From Chicago to Santa Monica, Route 66 and its landmarks have appeared as backdrops in literally hundred of motion pictures. The original Colorado River crossing, the 1916 Old Trails Bridge, figures prominently in a scene in John Ford’s classic rendering of John Steinbeck’s, Grapes of Wrath The bridges replacement that now serves as a river crossing for I40 is featured in the opening scenes of Easy Rider starring Dennis Hopper and Peter Fonda.

The Big 8 Motel in El Reno, Oklahoma, dating to the 1940s, was but one of hundreds of motels lining Route 66 that enticed travelers with the colorful use of neon. It was as a backdrop in Rain Man Dustin Hoffman that the old motel had a brief moment of glory before its closing.

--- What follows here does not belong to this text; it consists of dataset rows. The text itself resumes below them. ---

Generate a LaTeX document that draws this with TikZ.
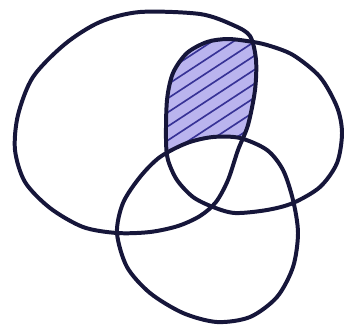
\documentclass[tikz,border=0pt]{standalone}
\usetikzlibrary{calc}
\tikzstyle{rim}=[draw={rgb,255:red,22;green,22;blue,58}, line width=3.4pt, line join=round]
\tikzstyle{tint}=[fill={rgb,255:red,186;green,180;blue,238}]
\tikzstyle{hatch}=[draw={rgb,255:red,55;green,50;blue,150}, line width=1.4pt]
\def\rimA{plot[smooth cycle] coordinates {(140,12) (200,14) (233,25) (250,36) (256,60) (255,90) (248,125) (238,150) (228,180) (216,202) (200,216) (178,226) (150,232) (117,233) (83,227) (50,208) (25,182) (15,150) (18,115) (33,77) (65,44) (100,22)}}
\def\rimB{plot[smooth cycle] coordinates {(167,100) (173,73) (187,53) (207,42) (227,39) (247,41) (267,45) (293,55) (320,77) (337,107) (342,133) (337,163) (320,187) (293,203) (267,210) (235,213) (213,207) (193,197) (177,180) (168,160) (166,140)}}
\def\rimC{plot[smooth cycle] coordinates {(240,138) (267,150) (283,170) (293,200) (298,233) (293,267) (277,297) (250,317) (217,322) (183,313) (150,293) (127,267) (117,233) (123,203) (140,177) (160,157) (187,143) (213,137)}}

\begin{document}
\begin{tikzpicture}[x=0.03cm,y=-0.03cm]
    \useasboundingbox (0,0) rectangle (347,325);
    % shaded part: in A and B, not in C
    \begin{scope}
        \clip \rimA;
        \clip \rimB;
        \begin{scope}[even odd rule]
            \clip (0,0) rectangle (347,325) \rimC;
            \fill[tint] (0,0) rectangle (347,325);
            \foreach \k in {0,...,15}
                \draw[hatch] (150,40+\k*14) -- ++(130,-85);
        \end{scope}
    \end{scope}
    \draw[rim] \rimA;
    \draw[rim] \rimB;
    \draw[rim] \rimC;
\end{tikzpicture}
\end{document}
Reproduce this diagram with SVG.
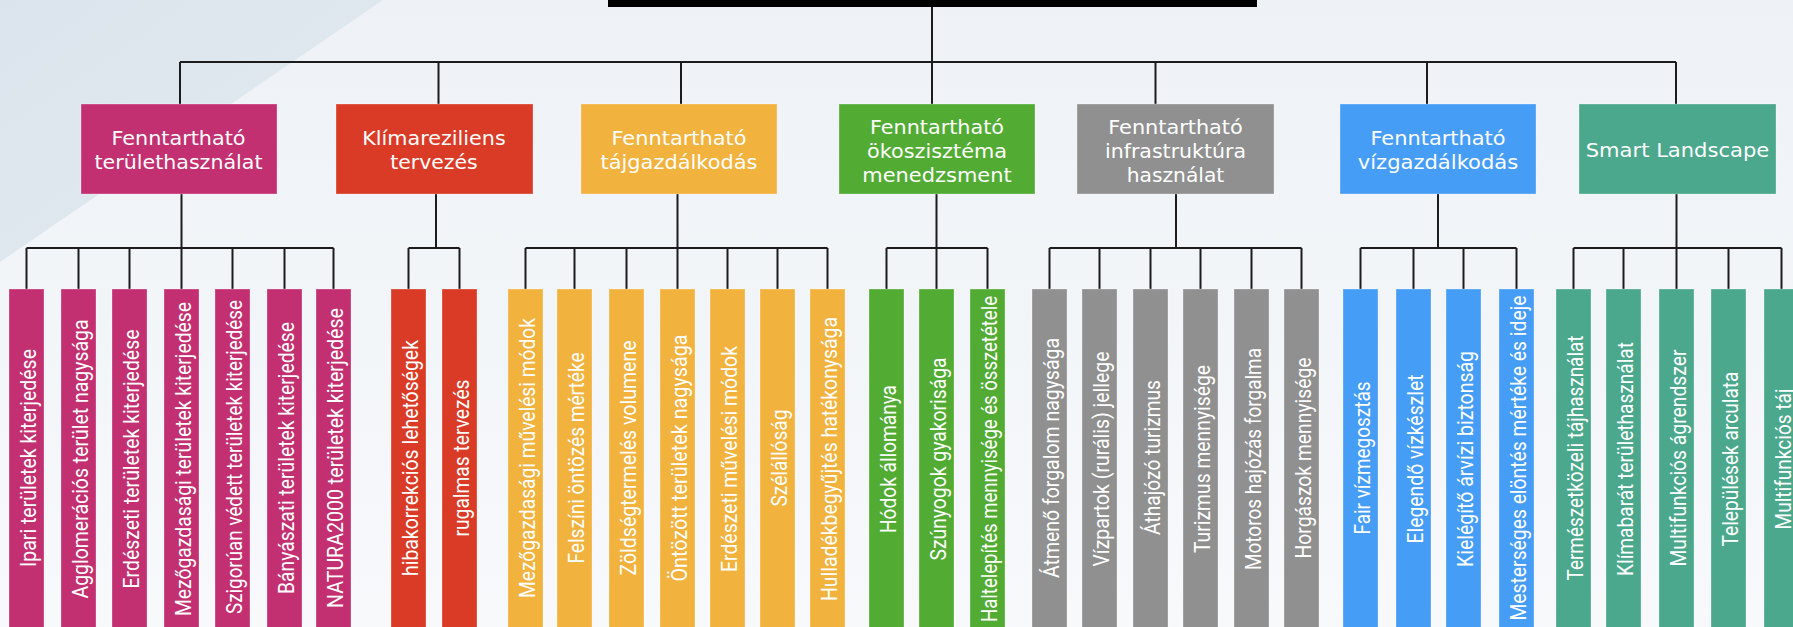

The Tavern, now a machine shop and an old store turned residence, now demolished, on the original alignment of Route 66, Old Trails Road, in Kingman, Arizona, figured prominently in Roadhouse 66, starring Judge Reinhold. Cool Springs, now a refurbished time capsule, was the location for an explosive action sequence in Universal Soldier, starring Dolph Lundgren.

For this same movie, on the east facing wall of the old cafe next to the Hotel Beale, now razed, a mural was painted to imitate a vintage bus company advertisement. What the movie company did not know is the Hotel Beale served as a stop for the Picwick and Greyhound bus lines.

In an odd twist the television program, Route 66, that debuted in 1960 and that starred George Maharis and Martin Milner was instant success at a time when the popularity of its namesake highway was waning. Even more ironic is the fact that in the filming of the program few scenes were filmed on Route 66.